Frank and I met on Twitter several years ago. He’s the director of PR for Vocus and PRWeb, so it makes sense that we know one another. But the reasons we’ve become friend outnumber professional ones.
Last year, Frank was deployed for the second time, and he arrived back home safely earlier this year.
In a blog post at the end of March, he describes how technology has allowed the men and women serving our country the opportunity to see their families every day via Skype (read it; it’ll make you tear up a little bit).
But what I find most interesting is his description of his service and what’s going on in the Middle East:
I’m a Guardsman, a part-time Soldier, recalled to active duty and spent the last year deployed. This was my second deployment; my first tour to Iraq ended in 2007.
My first deployment was for war; this deployment was for peace and ironically, the latter has left me with a far more cynical, perhaps isolationist, view of Middle East: We give and give and give; they hate and hate and hate. The more we give, the more they hate us for it. War gave me compassion, while “peacekeeping” has chipped away at my empathy and hardened my soul; it’s made me, to my own astonishment, bitter.

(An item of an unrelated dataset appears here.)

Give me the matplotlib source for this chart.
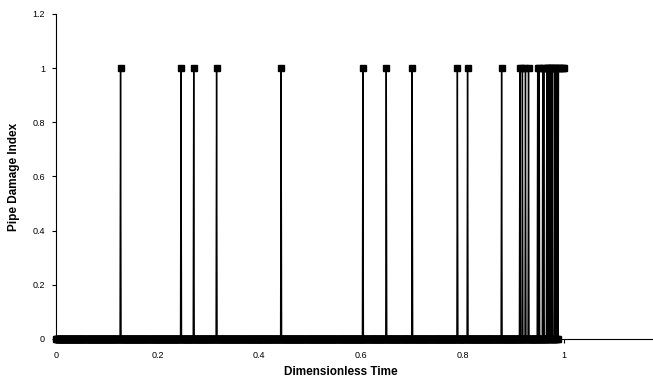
import numpy as np
import matplotlib
matplotlib.use('Agg')
import matplotlib.pyplot as plt

# times where the pipe damage index jumps to 1
event_times = [0.127, 0.246, 0.271, 0.316, 0.443, 0.604, 0.650, 0.701,
               0.790, 0.810, 0.877,
               0.913, 0.918, 0.924, 0.930,
               0.948, 0.951, 0.958, 0.960,
               0.966, 0.968, 0.970, 0.972, 0.974, 0.976,
               0.981, 0.983, 0.985, 0.987, 0.989,
               0.992, 0.995, 0.998, 1.000]
# sampling of the simulation (index is 0 between events)
t_step = 0.001
t_last = 0.988

x_ticks = [0, 0.2, 0.4, 0.6, 0.8, 1]
x_ticklabels = ['0', '0.2', '0.4', '0.6', '0.8', '1']
y_ticks = [0, 0.2, 0.4, 0.6, 0.8, 1, 1.2]
y_ticklabels = ['0', '0.2', '0.4', '0.6', '0.8', '1', '1.2']

plt.rcParams['font.family'] = ['Liberation Sans', 'DejaVu Sans']

base = np.arange(0, t_last + 1e-9, t_step)
# drop baseline samples that coincide with an event
keep = np.min(np.abs(base[:, None] - np.array(event_times)[None, :]), axis=1) > 1e-6
base = base[keep]
t = np.concatenate([base, event_times])
v = np.concatenate([np.zeros(len(base)), np.ones(len(event_times))])
order = np.argsort(t, kind='stable')
t, v = t[order], v[order]

fig = plt.figure(figsize=(6.53, 3.77), dpi=100)
ax = fig.add_axes([0.0858, 0.1008, 0.9142, 0.8622])
ax.plot(t, v, color='black', linewidth=1.0, marker='s', markersize=4.5,
        clip_on=False, zorder=3)

ax.set_xlim(0, 1.175)
ax.set_ylim(0, 1.2)
ax.set_xticks(x_ticks)
ax.set_xticklabels(x_ticklabels)
ax.set_yticks(y_ticks)
ax.set_yticklabels(y_ticklabels)
ax.tick_params(labelsize=6.5, length=3, width=0.8, direction='out')
ax.tick_params(axis='x', pad=5.5)
ax.tick_params(axis='y', pad=5)
for s in ['top', 'right']:
    ax.spines[s].set_visible(False)
ax.spines['left'].set_linewidth(0.8)
ax.spines['bottom'].set_linewidth(0.8)

ax.set_xlabel('Dimensionless Time', fontsize=8.5, fontweight='bold')
ax.set_ylabel('Pipe Damage Index', fontsize=8.5, fontweight='bold')
ax.xaxis.set_label_coords(0.477, -0.083)
ax.yaxis.set_label_coords(-0.060, 0.5)

fig.savefig('out.png', dpi=100)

I can only imagine what it’s like to fight for a country, go to another country to try to give it the same peace and freedom we have, and have your hand bitten. Because of that, Frank is more than another PR professional. He’s changing the world in a way only a few of us ever know.
You can find Frank on Twitter, on LinkedIn, on Google+, on the Vocus blog, and writing on his own blog, The Sword and the Script.
P.S. Something that often goes unspoken is the commitment organizations make when someone who works for them is deployed. Vocus not only saved Frank’s job for him, they welcomed him back with open arms.